Judge Tony Couch earlier ruled that Tonkin, who established Penrich in 2004, was responsible for $80m in losses, including to his own family and friends he had recruited into the fund.
The agreed summary of facts outlined the entirety of Tonkin's offending.
It tells how from between September 2011 and March 2012, the Penrich Global Macro Fund that Tonkin controlled had been performing poorly and was experiencing losses.
From at least September 2012, he began to "falsely record and report the net asset value of the fund in order to disguise the losses, retain current investments and/or keep receiving new investments".
When a Penrich staff member found a hidden cell in company spreadsheets that added eight billion Yen ($103m) to assets claimed to be available to investors, Tonkin put his hands up.
"I am glad you ... have uncovered the discrepancy in the fund," Tonkin said in a March 11 midnight email.
"There are no innocent explanations for this and you are right to report this to the appropriate channels.
"I have been trying to hide losses in the fund with the hope that these would reverse themselves. Recently it has become increasingly obvious that this is not possible."
Tonkin then left a letter on the desk of his chief executive saying: "I wish to confess to a large-scale fraud which I have perpetuated over a long period of time."
He explained that he had unsuccessfully tried to trade his way out of the losses.
Out-of-pocket investors were today granted permanent name suppressions, including financial advisers caught up in the fund.
Tonkin read an emotional letter to the court today, apologising for all the hurt resulting from what he called "foolish, wrong and utterly dishonest" actions.
"I want to say sorry to all the people I've hurt," he said, saying there was no excuse or explanation for why he chose to be dishonest.
He was "very sorry" for everyone who lost money through their investments, saying that he'd only hoped that they would've got their money back.
Among those he said he'd let down including his close group of friends, many he's known since he was a boy, as well as people in football and school circles, and his family.
He said it was hard to imagine he could've done anything worse to an "innocent group of people".
"There's no excuse to what I did," he said, closing by saying he was "terribly sorry".
Judge Couch called Tonkin's actions "calculated and deliberate", adding it was a "prolonged scheme of lies and deception" which constituted a gross breach of trust.
The highly-premeditated offending resulted in a profound effect on his victims, Judge Couch said, with many having made investments to fund their retirement.
Victims speak of their distress at losing their hard-earned money and their shame or embarrassment at being defrauded.
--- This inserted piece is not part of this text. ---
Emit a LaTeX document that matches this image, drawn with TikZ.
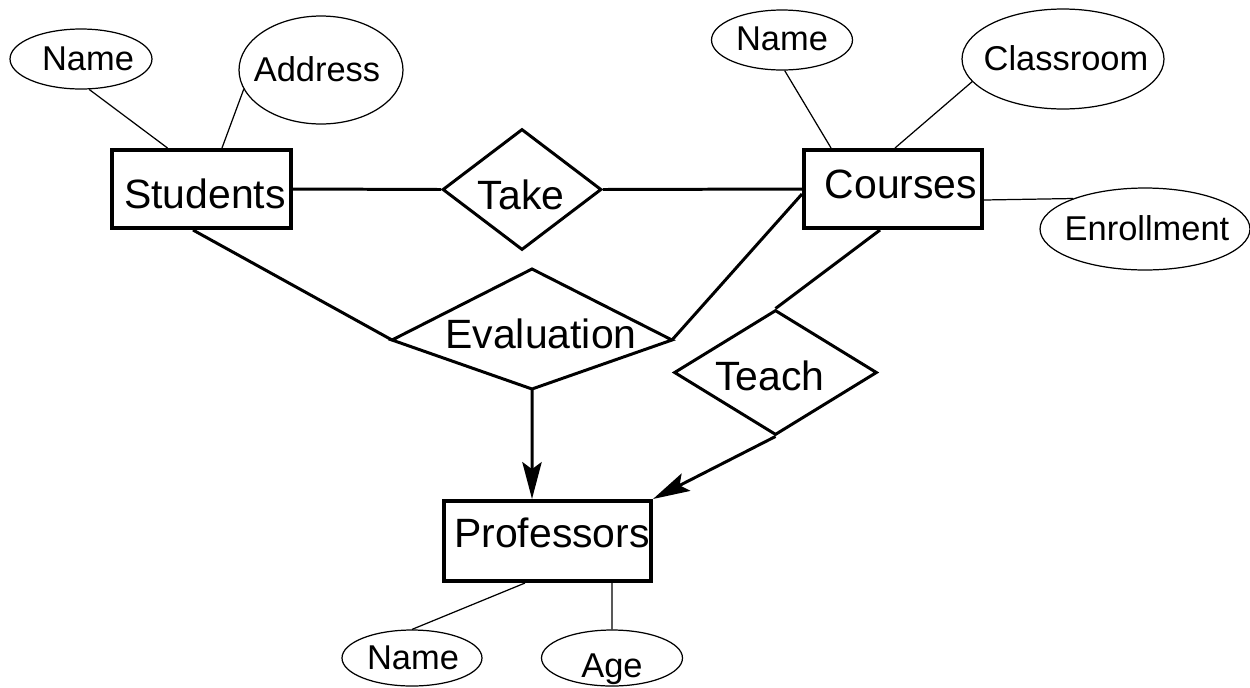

The judge said Tonkin's actions amounted to one of the "most serious cases of fraud in this country".
But he gave him credit for taking responsibility immediately for his actions, as well as his genuine remorse over the harm he's caused.
Judge Couch jailed Tonkin for eight-and-a-half years imprisonment with a minimum non-parole of four years and three months.
In May, the Herald revealed that Penrich collapsed suddenly in March 2020 and liquidators were appointed to its branches in London, the Cayman Islands and Christchurch.
They told investors a "significant discrepancy" had been uncovered.
The SFO began investigating soon after and charges followed.
Until the collapse of Penrich, Tonkin was well-known and respected in financial circles.
Tonkin grew up in Christchurch and graduated from Canterbury University with an honours degree in economics, before working at Treasury, then at the Banker's Trust where he made regular media appearances giving expert economic and financial commentary.
He moved to London in 1999, working at ill-fated investment bank Lehman Brothers, before starting Penrich in 2004 and returning to New Zealand a decade later where he became a fixture in Canterbury football and Cashmere school boards.
During the SFO investigation, before Tonkin was charged, the Weekend Herald visited him at his Christchurch home, interrupting him wearing slippers while watching daytime television.
He declined to answer detailed questions at the time.
"I really don't want to get myself into trouble - even more trouble - if I've signed something saying I won't talk," he said.
In a later phone call, Tonkin said he was unable to now even afford a lawyer to act in his defence, and declined to blame anyone else at Penrich - which was directed by a suite of investment bankers with big-name resumes - for the offending he has now been convicted of.